The South Africa cricket team toured India in September and October 2019 to play three Tests and three Twenty20 International (T20I) matches. The Test series formed part of the inaugural 2019–2021 ICC World Test Championship.

In August 2019, Cricket South Africa confirmed that Faf du Plessis would lead the Test side for the tour, with Quinton de Kock named captain of the T20I team. Later the same month, as per the request of the Jharkhand Cricket Association, due to Durga Puja celebrations in the second week of October in Ranchi, the Committee of Administrators (CoA) agreed to switch the venues of the second and third Tests. Pune, which was originally scheduled to host the third Test, hosted the second Test, with Ranchi hosting the third Test match.

The three-match T20I series was drawn 1–1, after the first fixture was washed out. In the Test series, India won the first two matches to take an unassailable 2–0 lead. It was India's eleventh-consecutive series win at home, setting a new record for any team in Test cricket. India won the final Test by an innings and 202 runs to win the series 3–0. It was India's first whitewash in a bilateral Test series against South Africa. South Africa lost the last two Tests by an innings. The last time they had lost consecutive Test matches by an innings margin was during Australia's visit in 1935–36.

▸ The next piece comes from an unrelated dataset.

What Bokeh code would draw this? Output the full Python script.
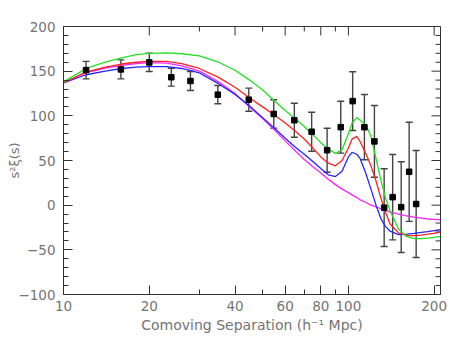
import math
from bokeh.plotting import figure
from bokeh.models import (ColumnDataSource, FixedTicker, Whisker, TeeHead,
                          PrintfTickFormatter, Range1d)
from bokeh.embed import file_html
from bokeh.resources import INLINE

# ---- data points (separation, s^2 xi, error) ----
sep = [12.0, 15.9, 20.0, 23.9, 27.9, 34.8, 44.7, 54.7, 64.6, 74.3,
       84.2, 94.0, 103.5, 113.8, 123.4, 133.5, 143.0, 153.2, 163.4, 172.9]
xi = [151.2, 152.0, 159.8, 143.2, 139.0, 123.7, 118.1, 102.1, 95.1, 82.2,
      61.5, 87.3, 116.5, 87.3, 71.4, -2.8, 9.0, -2.2, 37.4, 1.3]
err = [9.8, 10.6, 10.2, 10.0, 10.6, 10.2, 12.9, 15.9, 19.0, 21.8,
       24.6, 29.1, 32.9, 36.5, 40.1, 43.5, 47.8, 50.8, 55.5, 59.9]

# ---- model curves ----
grid = [10, 12, 14, 16, 18, 20, 23, 26, 30, 35, 40, 45, 50, 55, 60, 65, 70, 75,
        80, 85, 90, 95, 100, 103, 107, 110, 115, 120, 125, 130, 135, 140, 150,
        160, 170, 180, 190, 200, 210]
green = [138, 153, 160, 165, 168.5, 170, 170.5, 169.5, 167, 160, 151, 140, 129,
         117, 106, 97, 88, 79, 70, 63, 58, 62, 80, 92, 98, 95, 90, 77, 52, 28, 8,
         -6, -27, -35, -37.5, -37.5, -37, -36, -35]
red = [137, 149, 154.5, 158, 160, 161, 161, 158.5, 153, 143, 132, 120, 110, 101,
       92, 83, 74, 64, 54, 47, 44, 50, 64, 74, 77, 71, 58, 44, 27, 8, -8, -21,
       -31, -34, -34, -33.5, -32.5, -31.5, -30]
blue = [137, 146, 150, 153, 154.5, 155, 155, 153, 148, 136, 124, 111, 98, 86,
        75, 65, 57, 49, 41, 34, 32, 38, 54, 59, 57, 52, 36, 18, 0, -15, -24, -29,
        -33, -32.5, -31.5, -30.5, -29.5, -28.5, -27.5]
magenta = [137, 148.5, 153.5, 156.5, 158.5, 159.5, 159, 156, 150, 138, 125, 110,
           97, 84, 72, 61, 51, 43, 36, 29, 23, 18, 14, 11.5, 8.5, 6, 3, 0, -2, -4,
           -6, -7.5, -10, -12, -13.5, -14.5, -15.5, -16, -16.5]

x_major = [10, 20, 40, 60, 80, 100, 200]
x_minor = [30, 50, 70, 90]
y_major = [-100, -50, 0, 50, 100, 150, 200]
y_minor = [v for v in range(-100, 201, 10) if v % 50]
y_labels = {-100: "\u2212100", -50: "\u221250"}
x_min, x_max = 10, 210.5
y_min, y_max = -100, 200

TXT = "#747474"
AX = "#333333"
FONT = "DejaVu Sans"

p = figure(width=465, height=350, x_axis_type="log",
           x_range=Range1d(x_min, x_max), y_range=Range1d(y_min, y_max),
           output_backend="svg", toolbar_location=None,
           min_border_left=63, min_border_right=25, min_border_top=26,
           min_border_bottom=56)
p.grid.visible = False
p.outline_line_color = AX
p.background_fill_color = "white"
p.border_fill_color = "white"


def style(ax):
    ax.axis_line_color = AX
    ax.major_tick_line_color = AX
    ax.minor_tick_line_color = AX
    ax.major_tick_in = 9
    ax.major_tick_out = 0
    ax.minor_tick_in = 5
    ax.minor_tick_out = 0
    ax.major_label_text_color = TXT
    ax.major_label_text_font = FONT
    ax.major_label_text_font_size = "13.5px"
    ax.axis_label_text_color = TXT
    ax.axis_label_text_font = FONT
    ax.axis_label_text_font_size = "14px"
    ax.axis_label_text_font_style = "normal"


xa = p.xaxis[0]
xa.ticker = FixedTicker(ticks=x_major, minor_ticks=x_minor)
xa.formatter = PrintfTickFormatter(format="%d")
xa.axis_label = "Comoving Separation (h\u207b\u00b9 Mpc)"
style(xa)
xa.major_label_standoff = 6
xa.axis_label_standoff = 3

ya = p.yaxis[0]
ya.ticker = FixedTicker(ticks=y_major, minor_ticks=y_minor)
ya.major_label_overrides = y_labels
ya.axis_label = "s\u00b2\u03be(s)"
style(ya)
ya.axis_label_text_font_size = "13px"
ya.major_label_standoff = 8
ya.axis_label_standoff = -7

# mirrored inward ticks on the top and right edges of the frame
p.ray(x=x_major, y=[y_max] * len(x_major), length=9, angle=-math.pi / 2,
      length_units="screen", line_color=AX, line_width=1)
p.ray(x=x_minor, y=[y_max] * len(x_minor), length=5, angle=-math.pi / 2,
      length_units="screen", line_color=AX, line_width=1)
p.ray(x=[x_max] * len(y_major), y=y_major, length=9, angle=math.pi,
      length_units="screen", line_color=AX, line_width=1)
p.ray(x=[x_max] * len(y_minor), y=y_minor, length=5, angle=math.pi,
      length_units="screen", line_color=AX, line_width=1)

for ys, c in [(magenta, "#ff22ff"), (blue, "#2525ff"), (red, "#ff2222"), (green, "#22e022")]:
    p.line(grid, ys, line_color=c, line_width=1.3)

src = ColumnDataSource(dict(x=sep, y=xi,
                            lo=[a - b for a, b in zip(xi, err)],
                            hi=[a + b for a, b in zip(xi, err)]))
wh = Whisker(source=src, base="x", lower="lo", upper="hi",
             line_color="#444444", line_width=1.4,
             upper_head=TeeHead(size=7, line_color="#444444", line_width=1.4),
             lower_head=TeeHead(size=7, line_color="#444444", line_width=1.4))
p.add_layout(wh)
p.scatter("x", "y", source=src, marker="square", size=5.5, fill_color="black",
          line_color="black")

open("out.html", "w").write(file_html(p, INLINE))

South Africa returned to India in March 2020 to play three One Day International (ODI) matches. On 6 March 2020, Cricket South Africa announced that the trip to India for the ODI matches would still go ahead, despite the COVID-19 pandemic. After the first ODI, which was abandoned with no play due to rain, the Board of Control for Cricket in India (BCCI) confirmed that the two remaining ODIs would be played behind closed doors, in an attempt to reduce the impact of the coronavirus. However, on 13 March 2020, the remaining two ODI matches were cancelled.

==Squads==

| Test |  | ODIs |  | T20Is |  |
|---|---|---|---|---|---|
| India | South Africa | India | South Africa | India | South Africa |
| Virat Kohli (c); Ajinkya Rahane (vc); Mayank Agarwal; Ravichandran Ashwin; Jasprit Bumrah; Shubman Gill; Ravindra Jadeja; Shahbaz Nadeem; Rishabh Pant (wk); Cheteshwar Pujara; Wriddhiman Saha (wk); Mohammed Shami; Ishant Sharma; Rohit Sharma; Hanuma Vihari; Kuldeep Yadav; Umesh Yadav; | Faf du Plessis (c); Temba Bavuma (vc); Theunis de Bruyn; Quinton de Kock (wk); Dean Elgar; Zubayr Hamza; Heinrich Klaasen (wk); George Linde; Keshav Maharaj; Aiden Markram; Senuran Muthusamy; Lungi Ngidi; Anrich Nortje; Vernon Philander; Dane Piedt; Kagiso Rabada; Rudi Second (wk); | Virat Kohli (c); Jasprit Bumrah; Yuzvendra Chahal; Shikhar Dhawan; Shubman Gill; Shreyas Iyer; Ravindra Jadeja; Bhuvneshwar Kumar; Manish Pandey; Hardik Pandya; Rishabh Pant (wk); KL Rahul; Navdeep Saini; Prithvi Shaw; Kuldeep Yadav; | Quinton de Kock (c, wk); Temba Bavuma; Faf du Plessis; Beuran Hendricks; Heinrich Klaasen; George Linde; Keshav Maharaj; Janneman Malan; David Miller; Lungi Ngidi; Anrich Nortje; Andile Phehlukwayo; Lutho Sipamla; JJ Smuts; Rassie van der Dussen; Kyle Verreynne; | Virat Kohli (c); Rohit Sharma (vc); Khaleel Ahmed; Deepak Chahar; Rahul Chahar; Shikhar Dhawan; Shreyas Iyer; Ravindra Jadeja; Manish Pandey; Hardik Pandya; Krunal Pandya; Rishabh Pant (wk); KL Rahul; Navdeep Saini; Washington Sundar; | Quinton de Kock (c, wk); Rassie van der Dussen (vc); Temba Bavuma; Junior Dala; Bjorn Fortuin; Beuran Hendricks; Reeza Hendricks; George Linde; David Miller; Anrich Nortje; Andile Phehlukwayo; Dwaine Pretorius; Kagiso Rabada; Tabraiz Shamsi; JJ Smuts; |

Ahead of the tour, Rudi Second was ruled out of South Africa's Test squad due to injury. He was replaced by Heinrich Klaasen. JJ Smuts was also ruled out of South Africa's T20I squad due to fitness concerns, and was replaced by George Linde. Jasprit Bumrah was ruled out of India's Test squad due to a stress fracture, with Umesh Yadav replacing him. Ahead of the third and final Test, Keshav Maharaj was ruled out of South Africa's squad with a shoulder injury, and was replaced by George Linde. Shahbaz Nadeem was added to India's squad for the third Test, as cover for Kuldeep Yadav. Ahead of the ODI series, Janneman Malan was added to South Africa's squad.